Mike_G · June 22, 2024, 1:09am

It’s all good. I’ve always viewed forum threads as conversations and tangents aren’t necessarily bad. I admit I have trouble staying on topic, just like I do with in-person conversations.

What I’m looking at here is strictly in the realm of abstract z-machine behavior, and the concrete details of how the sounds are mixed, faded or whatever are not really relevant.

To maybe clarify things a bit:
The naive (and almost universal) approach used by interpreters playing samples in the z-machine is that only one can ever be active at a time and when another is played, the existing one (if it is still playing) is immediately stopped. However the game TLH played a sound followed immediately by another and the authors expected both sounds to be heard because the Commodore Amiga interpreter was slow enough that this was indeed the case. A faster machine starts the second sound before the first can even play and thus doesn’t achieve the authors’ intent.

What I want is for my interpreter to play both sounds, not just for TLH but in the more general case. Imagine if tomorrow a hundred new games popped into existence, all repeating TLH’s ‘mistake’ of rapid-firing sounds.

This is largely academic since:
A) There are no other games that do this.
B) It’s unlikely there ever will be.
C) The requirements of the z-machine standard are fully met if you simply cut the first sound off.

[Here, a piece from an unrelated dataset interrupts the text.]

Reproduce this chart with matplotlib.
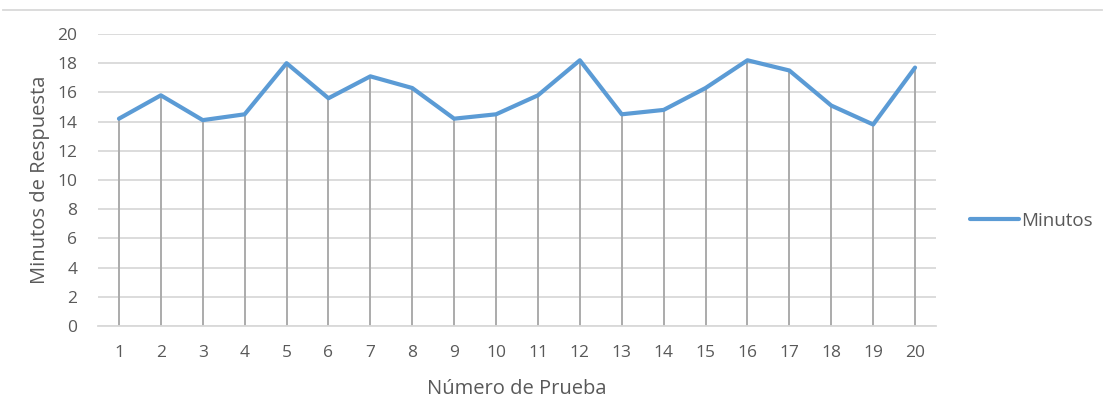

But - the standard falls short of saying a game that duplicates what TLH does is an error or a violation of the standard, so supporting a more complicated solution is not invalid. In fact there’s nothing preventing a game from firing off a hundred sound samples back-to-back and the majority of interpreters would likely just cut off all but the last sound. This is fully compliant with the standard, but I’d rather not do that. My two approaches boil down to either have the machine stop (no input cursor or other interaction) until at least one iteration of each sound plays, or queue up the sound(s). In the second approach, as a secondary concern, I don’t want to let the machine allocate memory for an aribtrarily long queue of sounds, so playing more than two would probably be an error.